» GOAL
Starting at the first line of the data, print each line verbatim up to and including the line bearing "HALF_W = 23.5 / CAT_PX", omitting pictures.

» DATASET CONTENT
-*-*-
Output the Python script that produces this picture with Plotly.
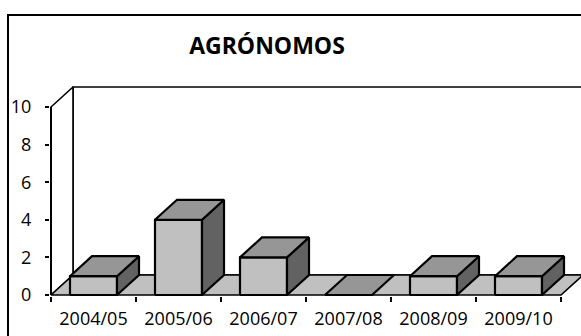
import plotly.graph_objects as go

# ---- data -------------------------------------------------------------
categories = ["2004/05", "2005/06", "2006/07", "2007/08", "2008/09", "2009/10"]
values = [1, 4, 2, 0, 1, 1]
y_ticks = [0, 2, 4, 6, 8, 10]
title_text = "AGRÓNOMOS"

# ---- geometry / style -------------------------------------------------
W, H = 581, 336
M_L, M_R, M_T, M_B = 50, 0, 80, 40
CAT_PX = 85.0      # pixels per category
UNIT_PX = 18.8     # pixels per value unit
ORIGIN_X = 51.0    # pixel of the floor's front-left corner
ORIGIN_Y = 295.0

DX = 22 / CAT_PX   # 3D depth offset (x, in category units)
DY = 20 / UNIT_PX  # 3D depth offset (y, in value units)
HALF_W = 23.5 / CAT_PX

FRONT = "#c0c0c0"
TOP = "#969696"
SIDE = "#626262"
WALL = "#ffffff"
FONT = "Open Sans"

plot_w = W - M_L - M_R
plot_h = H - M_T - M_B
x_range = [-0.5 + (M_L - ORIGIN_X) / CAT_PX, -0.5 + (W - M_R - ORIGIN_X) / CAT_PX]
y_range = [(ORIGIN_Y - (H - M_B)) / UNIT_PX, (ORIGIN_Y - M_T) / UNIT_PX]


def poly(xs, ys, fill, width=1.6):
    return go.Scatter(
        x=list(xs) + [xs[0]], y=list(ys) + [ys[0]],
        mode="lines", fill="toself", fillcolor=fill,
        line=dict(color="black", width=width),
        hoverinfo="skip", showlegend=False,
    )


fig = go.Figure()

n = len(categories)
left, right = -0.5, n - 0.5
top_v = max(y_ticks)

# back wall, side wall and floor
fig.add_trace(poly([left + DX, right + DX, right + DX, left + DX],
                   [DY, DY, top_v + DY, top_v + DY], WALL))
fig.add_trace(poly([left, left + DX, left + DX, left],
                   [0, DY, top_v + DY, top_v], WALL))
fig.add_trace(poly([left, right, right + DX, left + DX],
                   [0, 0, DY, DY], FRONT))

# value axis line
fig.add_trace(go.Scatter(x=[left, left], y=[0, top_v], mode="lines",
                         line=dict(color="black", width=2),
                         hoverinfo="skip", showlegend=False))

# 3D columns, drawn left to right
for i, v in enumerate(values):
    xl, xr = i - HALF_W, i + HALF_W
    if v > 0:
        fig.add_trace(poly([xl, xr, xr, xl], [0, 0, v, v], FRONT, 2.2))
        fig.add_trace(poly([xr, xr + DX, xr + DX, xr],
                           [0, DY, v + DY, v], SIDE, 2.2))
    fig.add_trace(poly([xl, xr, xr + DX, xl + DX],
                       [v, v, v + DY, v + DY], TOP, 2.2))

# outer chart border
fig.add_shape(type="rect", xref="paper", yref="paper",
              x0=(8 - M_L) / plot_w, x1=(620 - M_L) / plot_w,
              y0=((H - M_B) - 380) / plot_h, y1=((H - M_B) - 15) / plot_h,
              line=dict(color="black", width=2), fillcolor="rgba(0,0,0,0)",
              layer="above")

fig.update_layout(
    width=W, height=H,
    margin=dict(l=M_L, r=M_R, t=M_T, b=M_B, pad=0),
    paper_bgcolor="white", plot_bgcolor="white",
    showlegend=False,
    title=dict(text=title_text, x=267 / W, xanchor="center",
               y=1 - 46 / H, yanchor="middle",
               font=dict(family=FONT, size=23, color="black", weight="bold")),
    xaxis=dict(
        range=x_range, showgrid=False, zeroline=False, showline=False,
        tickmode="array", tickvals=list(range(n)), ticktext=categories,
        ticks="", tickfont=dict(family=FONT, size=18, color="black"),
        ticklabelstandoff=10,
        minor=dict(tickmode="array", tickvals=[i + 0.5 for i in range(-1, n)],
                   ticks="outside", ticklen=5, tickwidth=1.5,
                   tickcolor="black", showgrid=False),
    ),
    yaxis=dict(
        range=y_range, showgrid=False, zeroline=False, showline=False,
        tickmode="array", tickvals=y_ticks,
        ticks="outside", ticklen=4, tickwidth=1.5, tickcolor="black",
        tickfont=dict(family=FONT, size=18, color="black"),
        ticklabelstandoff=10,
    ),
)

fig.write_html("out.html")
-*-*-
» EXERCISE OUTPUT
Output the Python script that produces this picture with Plotly.
import plotly.graph_objects as go

# ---- data -------------------------------------------------------------
categories = ["2004/05", "2005/06", "2006/07", "2007/08", "2008/09", "2009/10"]
values = [1, 4, 2, 0, 1, 1]
y_ticks = [0, 2, 4, 6, 8, 10]
title_text = "AGRÓNOMOS"

# ---- geometry / style -------------------------------------------------
W, H = 581, 336
M_L, M_R, M_T, M_B = 50, 0, 80, 40
CAT_PX = 85.0      # pixels per category
UNIT_PX = 18.8     # pixels per value unit
ORIGIN_X = 51.0    # pixel of the floor's front-left corner
ORIGIN_Y = 295.0

DX = 22 / CAT_PX   # 3D depth offset (x, in category units)
DY = 20 / UNIT_PX  # 3D depth offset (y, in value units)
HALF_W = 23.5 / CAT_PX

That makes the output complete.